Several threads are very cleverly intertwined in this story, which begins with a meeting with Montalbano's boyhood friend Gege Gullota, a small-time hood to whom we were introduced in the first volume in this series. A famous and highly placed Mafioso has requested that Gege arrange a meeting between the Inspector and this individual, and the consequences flowing from this meeting form the backdrop for much of the storyline which dominates the early part of the book. There is another element of the story which at first appears unrelated but in typical Camilleri fashion is eventually interwoven with the main plot, this involves a strange supermarket heist in the middle of the night only to have the loot found in an abandoned truck the next day. Unexpected deaths and attempted murders soon occur, and the trail of events leads Montalbano to a mysterious mountain hiding place for contraband and the eventual discovery of evidence of a fifty year old crime in a hidden and long sealed grotto watched over by THE TERRA-COTTA DOG whose presence is the basis for the title of the book.

As the story proceeds. Montalbano's life itself is threatened, and the resultant events ironically enough provide him with the opportunity to engage in a digression from his police work and satisfy his curiosity regarding the long ago tableau which he literally unearthed. This is both a police procedural and a character study, and it succeeds wonderfully in both respects. Part of the charm is that many of the characters from the earlier story appear, providing continuity and a feeling of familiarity. We gradually become better acquainted with the Inspector's police associates, as well as with his personality quirks and eating and reading habits. Finally, a scene where Livia (his friend and lover), Anna (the young woman infatuated with him), and Ingrid (the beautiful foreigner whom he has secretly helped in return for her secret aid in his investigations) all appear simultaneously to express their concern for his safety is a wonderful moment. Thus, some part of my greater enjoyment of this book than the first volume clearly resulted from the fact that in the tradition of other successful detective series this book continued and built upon the foundation of the earlier volume. Sicily and the fictional town of Vigata and its citizens and environs seem to come alive with the help of the author's careful attention to detail. One nice feature of this series that deserves comment is the fact that this is one of those Penguin soft covers that really are pocket sized, so they conveniently fit in a corner of your bag or coat pocket and are easy to read on the train or plane.
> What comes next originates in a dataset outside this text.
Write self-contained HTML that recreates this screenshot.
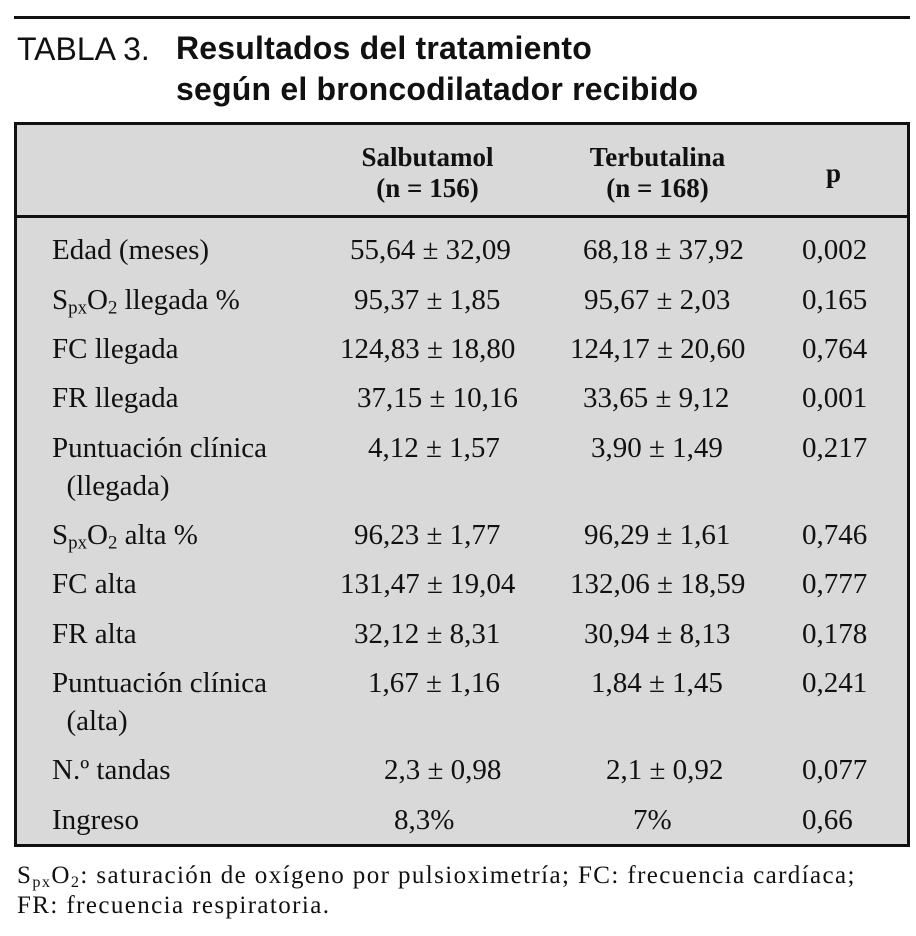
<!DOCTYPE html>
<html><head><meta charset="utf-8"><style>
body{margin:0;width:916px;height:936px;background:#fff;position:relative;overflow:hidden;font-family:"Liberation Serif",serif;color:#111}
.a{position:absolute;white-space:nowrap;line-height:30px;font-size:29px}
.t{font-size:29px}
.h{font-weight:bold;font-size:27px}
.f{position:absolute;font-size:25px;letter-spacing:1.4px;white-space:nowrap;line-height:26px}
sub{font-size:0.65em;vertical-align:-0.25em;line-height:0}
</style></head><body>
<div style="position:absolute;left:14px;top:16px;width:896px;height:3px;background:#111"></div>
<div style="position:absolute;left:17px;top:29px;font-family:'Liberation Sans',sans-serif;font-size:32px;font-weight:300;line-height:40px">TABLA 3.</div>
<div style="position:absolute;left:176px;top:28px;font-family:'Liberation Sans',sans-serif;font-size:32px;font-weight:bold;line-height:41px;letter-spacing:0.2px">Resultados del tratamiento<br>según el broncodilatador recibido</div>
<div style="position:absolute;left:14px;top:122px;width:890px;height:719px;border:3px solid #111;background:#d9d9d9"></div>
<div style="position:absolute;left:14px;top:215px;width:896px;height:3px;background:#111"></div>
<div class="a h" style="left:340px;top:142px;width:175px;text-align:center;line-height:31px">Salbutamol<br>(n = 156)</div>
<div class="a h" style="left:570px;top:142px;width:175px;text-align:center;line-height:31px">Terbutalina<br>(n = 168)</div>
<div class="a h" style="left:826px;top:158px">p</div>

<div class="a t" style="left:52px;top:235px">Edad (meses)</div>
<div class="a t" style="left:52px;top:285px">S<sub>px</sub>O<sub>2</sub> llegada %</div>
<div class="a t" style="left:52px;top:334px">FC llegada</div>
<div class="a t" style="left:52px;top:383px">FR llegada</div>
<div class="a t" style="left:52px;top:429px;line-height:38px">Puntuación clínica<br>&nbsp;&nbsp;(llegada)</div>
<div class="a t" style="left:52px;top:520px">S<sub>px</sub>O<sub>2</sub> alta %</div>
<div class="a t" style="left:52px;top:569px">FC alta</div>
<div class="a t" style="left:52px;top:619px">FR alta</div>
<div class="a t" style="left:52px;top:664px;line-height:38px">Puntuación clínica<br>&nbsp;&nbsp;(alta)</div>
<div class="a t" style="left:52px;top:755px">N.º tandas</div>
<div class="a t" style="left:52px;top:805px">Ingreso</div>

<div class="a t" style="left:350px;top:235px">55,64 ± 32,09</div>
<div class="a t" style="left:354px;top:285px">95,37 ± 1,85</div>
<div class="a t" style="left:340px;top:334px">124,83 ± 18,80</div>
<div class="a t" style="left:357px;top:383px">37,15 ± 10,16</div>
<div class="a t" style="left:368px;top:433px">4,12 ± 1,57</div>
<div class="a t" style="left:354px;top:520px">96,23 ± 1,77</div>
<div class="a t" style="left:340px;top:569px">131,47 ± 19,04</div>
<div class="a t" style="left:354px;top:619px">32,12 ± 8,31</div>
<div class="a t" style="left:368px;top:668px">1,67 ± 1,16</div>
<div class="a t" style="left:384px;top:755px">2,3 ± 0,98</div>
<div class="a t" style="left:394px;top:805px">8,3%</div>

<div class="a t" style="left:583px;top:235px">68,18 ± 37,92</div>
<div class="a t" style="left:584px;top:285px">95,67 ± 2,03</div>
<div class="a t" style="left:570px;top:334px">124,17 ± 20,60</div>
<div class="a t" style="left:583px;top:383px">33,65 ± 9,12</div>
<div class="a t" style="left:591px;top:433px">3,90 ± 1,49</div>
<div class="a t" style="left:584px;top:520px">96,29 ± 1,61</div>
<div class="a t" style="left:570px;top:569px">132,06 ± 18,59</div>
<div class="a t" style="left:584px;top:619px">30,94 ± 8,13</div>
<div class="a t" style="left:591px;top:668px">1,84 ± 1,45</div>
<div class="a t" style="left:606px;top:755px">2,1 ± 0,92</div>
<div class="a t" style="left:633px;top:805px">7%</div>

<div class="a t" style="left:802px;top:235px">0,002</div>
<div class="a t" style="left:802px;top:285px">0,165</div>
<div class="a t" style="left:802px;top:334px">0,764</div>
<div class="a t" style="left:802px;top:383px">0,001</div>
<div class="a t" style="left:802px;top:433px">0,217</div>
<div class="a t" style="left:802px;top:520px">0,746</div>
<div class="a t" style="left:802px;top:569px">0,777</div>
<div class="a t" style="left:802px;top:619px">0,178</div>
<div class="a t" style="left:802px;top:668px">0,241</div>
<div class="a t" style="left:802px;top:755px">0,077</div>
<div class="a t" style="left:802px;top:805px">0,66</div>

<div class="f" style="left:17px;top:861px;line-height:30px">S<sub>px</sub>O<sub>2</sub>: saturación de oxígeno por pulsioximetría; FC: frecuencia cardíaca;<br>FR: frecuencia respiratoria.</div>
</body></html>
My only caution would be that these are stories of detail, both with regard to Montalbano's personal habits and also with regard to the mysteries themselves. There are only brief moments of intense action, and most of the violence happens outside the direct scope of the narrative. The details are cataloged and evaluated by the author with regard to Montalbano and by Montalbano with regard to the various mysteries which he is trying to unravel. The solution to the mystery of THE TERRRA COTTA DOG is clever, very intellectually satisfying, internally consistent but in some ways very quiet and anti-climatic in tone.

Disclaimer:While I was contacted by an employee of the publisher and asked to review the most recent book in the series, I wanted to introduce myself to the character as the author intended and decided to read the volumes in order to determine if the series was of interest to me. Based on my enjoyment of the first two stories, I definitely plan to further enjoy following Detective Montalbano as he attempts to solve additional cases. As a disclaimer, I know no one employed by the publisher and have had no contact with either the author or translator. However, I believe it appropriate to disclose that as is customary I was furnished a review copy of this book but I did not provide any assurance that I would produce a review or what its contents would be if I did so.

Tucker Andersen


14 of 15 people found the following review helpful:
5.0 out of 5 stars Utterly Charming!, 5 April 2003
By A. Ross - Published on Amazon.com
This review is from: The Terra-Cotta Dog (Inspector Montalbano Mysteries) (Hardcover)
The second Inspector Montalbano book to appear in English (following The Shape of Water) begins with a high-level Mafia figure arranging for his own arrest by Montalbano and a seemingly innocuous nighttime heist from a grocery store. However nothing is simple in Sicilian underworld, and soon Montalbano's curiosity has him looking into the heist as he desperately avoids getting a promotion for his high-profile arrest. When this leads to the discovery of bodies sealed up fifty years ago in a strange tableau, the Inspector becomes determined to unravel the mystery of their death.

As in the first book, the main pleasure comes from watching him elegantly glide through this old crime, digging up the dirt from WWII, when the Allies drove the German and Italian forces off the island. Camilleri is old enough to recall those times, and his firsthand knowledge seeps through the voices of the old-timers Montalbano interviews. Meanwhile, he's also dealing with his long-distance girlfriend who just wants to go on vacation with him, and the troubles of his beautiful Swedish friend. He's an entertaining hero, realistic about what he can do within the constraints of the highly political and corrupt system, and willing to bend rules himself, but always tempered with compassion and empathy. Another deftly translated and beautifully understated mystery that gives a very tangible sense of Sicily.

Note: Throughout the book, the Inspector is reading one of Spanish author Manuel Vasquez Montalban's Pepe Carvalho mysteries.